国の公表している資料を見ると東京湾の埋め立て地、豊洲、青海、新木場、勝どきなどは地域危険度がかなり低い地域と想定されている。これは資料を見る限り耐震性の高い高層ビルが多く倒壊の危険が少なかったり、建物が密集していないため火災のリスクが低いことを考慮していると思われる。

一方で地盤については軟弱で地震に弱いということを否定してはいない。また、表層地盤増幅率のマップを見ると埋め立て地の表層地盤増幅率は非常に高くこれからも地盤は弱く液状化も起きやすいことがわかる。直近でも能登の震災で表層地盤増幅率の高い地域が液状化で壊滅的な被害を受けたことがわかっており、この指標が地震の影響を考えるうえで重要だということがわかる。

地震が起きたとき、たとえ高層ビル、マンションそのものの耐震性が高いとしても表層地盤増幅率が高く地盤が弱い土地は水道、ガス、道路などのインフラが被害を受ければ生活が成り立たない可能性が高い。

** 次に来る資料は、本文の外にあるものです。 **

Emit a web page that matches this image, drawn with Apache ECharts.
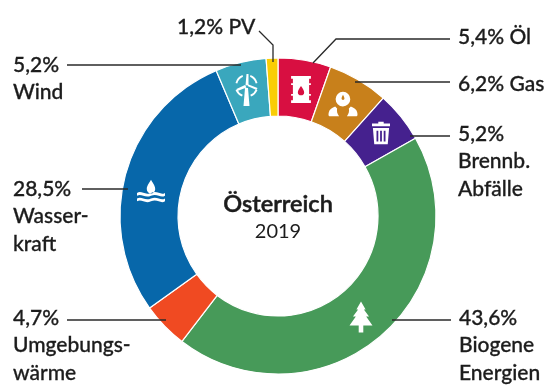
<!DOCTYPE html>
<html>
<head>
<meta charset="utf-8">
<style>html,body{margin:0;padding:0;background:#fff}#c{width:550px;height:385px}</style>
<script src="https://cdn.jsdelivr.net/npm/echarts@6/dist/echarts.min.js"></script>
</head>
<body>
<div id="c"></div>
<script>
// Energy sources, clockwise from twelve o'clock
const categories = ['Öl', 'Gas', 'Brennb. Abfälle', 'Biogene Energien', 'Umgebungswärme', 'Wasserkraft', 'Wind', 'PV'];
const shares = [5.4, 6.2, 5.2, 43.6, 4.7, 28.5, 5.2, 1.2];
const shareLabels = ['5,4%', '6,2%', '5,2%', '43,6%', '4,7%', '28,5%', '5,2%', '1,2%'];
const sliceColors = ['#d80f41', '#c8801b', '#45218e', '#479a59', '#f04a22', '#0767aa', '#3aa7bd', '#f9cd05'];

const cx = 278, cy = 216, outerR = 158, innerR = 100;
const font = 'Lato, "Open Sans", sans-serif';
const ink = '#1c1c1c';

// Callout placement: text lines and leader polyline per category index
const callouts = [
  { x: 177, y: 27, lines: [shareLabels[7] + ' PV'], leader: [[259, 31], [273, 45], [273, 62]] },
  { x: 458, y: 37, lines: [shareLabels[0] + ' Öl'], leader: [[450, 39], [336, 39], [313, 63]] },
  { x: 458, y: 84, lines: [shareLabels[1] + ' Gas'], leader: [[450, 82], [355, 82]] },
  { x: 458, y: 134, lines: [shareLabels[2], 'Brennb.', 'Abfälle'], leader: [[450, 136], [410, 136]] },
  { x: 459, y: 318, lines: [shareLabels[3], 'Biogene', 'Energien'], leader: [[451, 320], [392, 320]] },
  { x: 13, y: 318, lines: [shareLabels[4], 'Umgebungs-', 'wärme'], leader: [[67, 320], [166, 320]] },
  { x: 13, y: 189, lines: [shareLabels[5], 'Wasser-', 'kraft'], leader: [[82, 189], [128, 189]] },
  { x: 13, y: 65, lines: [shareLabels[6], 'Wind'], leader: [[67, 65], [241, 65]] }
];

const lineGap = 27.5;
const graphics = [];

callouts.forEach(c => {
  graphics.push({
    type: 'polyline', z: 20, silent: true,
    shape: { points: c.leader },
    style: { stroke: '#2a2a2a', lineWidth: 1.3, fill: 'none' }
  });
  c.lines.forEach((t, n) => graphics.push({
    type: 'text', z: 20, silent: true, x: c.x, y: c.y + n * lineGap,
    style: { text: t, fill: ink, font: '500 21px ' + font, verticalAlign: 'middle', stroke: ink, lineWidth: 0.3 }
  }));
});

// Centre caption
graphics.push(
  { type: 'text', z: 20, x: cx, y: 204, style: { text: 'Österreich', fill: ink, font: '600 23.5px ' + font, align: 'center', verticalAlign: 'middle', stroke: ink, lineWidth: 0.5 } },
  { type: 'text', z: 20, x: cx, y: 232, style: { text: '2019', fill: ink, font: '400 20px ' + font, align: 'center', verticalAlign: 'middle' } }
);

// White pictograms on the ring, drawn by a coordinate-free custom series
const barrel = 'M1 0H23V3H21V8H23V10H21V20H23V22H21V27H23V30H1V27H3V22H1V20H3V10H1V8H3V3H1ZM12 11C10 14 8.5 16 8.5 18A3.5 3.5 0 0 0 15.5 18C15.5 16 14 14 12 11Z';
const person = 'M15 0A7.5 7.5 0 1 1 14.9 0ZM15 3C14 5 13.5 6 13.5 7A1.5 1.5 0 0 0 16.5 7C16.5 6 16 5 15 3ZM7 15L9 17C8.5 20 9 22 11 25H1C0 25 0 23 0.5 21C1 18 4 16 7 15ZM23 15L21 17C21.5 20 21 22 19 25H29C30 25 30 23 29.5 21C29 18 26 16 23 15Z';
const trash = 'M8 0H14V2H21V5H1V2H8ZM2 7H20L18.5 25H3.5ZM6 10V22H8V10ZM10 10V22H12V10ZM14 10V22H16V10Z';
const tree = 'M10 0L14 7H12.5L17 13H14.5L20 21H12V27H8V21H0L5.5 13H3L7.5 7H6Z';
const water = 'M15 0C12 5 10.5 7 10.5 10A4.5 4.5 0 0 0 19.5 10C19.5 7 18 5 15 0ZM0 14C5 11 8 17 15 14C22 11 25 17 30 14V17C25 20 22 14 15 17C8 20 5 14 0 17ZM0 20C5 17 8 23 15 20C22 17 25 23 30 20V23C25 26 22 20 15 23C8 26 5 20 0 23Z';
const turbine = 'M10.5 11L2 15L3 17L12 13.5ZM11 11.5L12 0H14L14 11ZM13 12L14 10.5L23 14L22 16ZM10.5 14H13.5L15 32H9Z'
  + 'M1 9A11.5 11.5 0 0 1 8 1L8.5 2.8A10 10 0 0 0 2.8 9.5Z'
  + 'M16 1A11.5 11.5 0 0 1 23 9L21.2 9.5A10 10 0 0 0 15.5 2.8Z'
  + 'M1 16A11.5 11.5 0 0 0 7.5 22.5L8.2 20.8A10 10 0 0 1 2.8 15.4Z'
  + 'M23 16A11.5 11.5 0 0 1 16.5 22.5L15.8 20.8A10 10 0 0 0 21.2 15.4Z';
const icons = [
  { path: turbine, x: 246.5, y: 90, w: 23, h: 32 },
  { path: barrel, x: 301, y: 89.5, w: 20, h: 27 },
  { path: person, x: 343, y: 104, w: 29, h: 26 },
  { path: trash, x: 381, y: 133, w: 18, h: 24 },
  { path: tree, x: 361, y: 317, w: 23, h: 31 },
  { path: water, x: 151, y: 191, w: 28, h: 28 }
];

const chart = echarts.init(document.getElementById('c'), null, { renderer: 'canvas' });
chart.setOption({
  animation: false,
  backgroundColor: '#fff',
  series: [{
    type: 'pie',
    center: [cx, cy],
    radius: [innerR, outerR],
    startAngle: 90,
    clockwise: true,
    silent: true,
    label: { show: false },
    labelLine: { show: false },
    itemStyle: { borderColor: '#fff', borderWidth: 1.2 },
    data: categories.map((name, k) => ({
      name, value: shares[k], itemStyle: { color: sliceColors[k] }
    }))
  }, {
    type: 'custom',
    coordinateSystem: 'none',
    silent: true,
    z: 5,
    data: icons.map((_, k) => [k]),
    renderItem: (params) => {
      const ic = icons[params.dataIndex];
      return {
        type: 'path',
        shape: { pathData: ic.path, layout: 'center', x: ic.x - ic.w / 2, y: ic.y - ic.h / 2, width: ic.w, height: ic.h },
        style: { fill: '#fff' }
      };
    }
  }],
  graphic: graphics
});
</script>
</body>
</html>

なぜか地域危険度はこういった事情を全く考慮していないように見える。また、埋め立て地のすぐ北側には密集した古い住宅が立ち並び、標高も低い、地域危険度で見ても最も地震の被害を受けやすいエリアがある。これらの地域が大きな被害を受け交通に支障が出たら埋め立て地のエリアは孤立するリスクもありそうだ。

埋め立て地に出勤で通っている自分も他人事ではないが、地域危険度だけを基準に安全かどうかを判断するのは非常に危険だと思う。Google検索では不動産開発業者の関わっている情報がSEO対策の結果検索上位に出てきて、それらが埋め立て地はむしろ安全といった論調のため誤解する危険があるが、とても安全だとは思えない。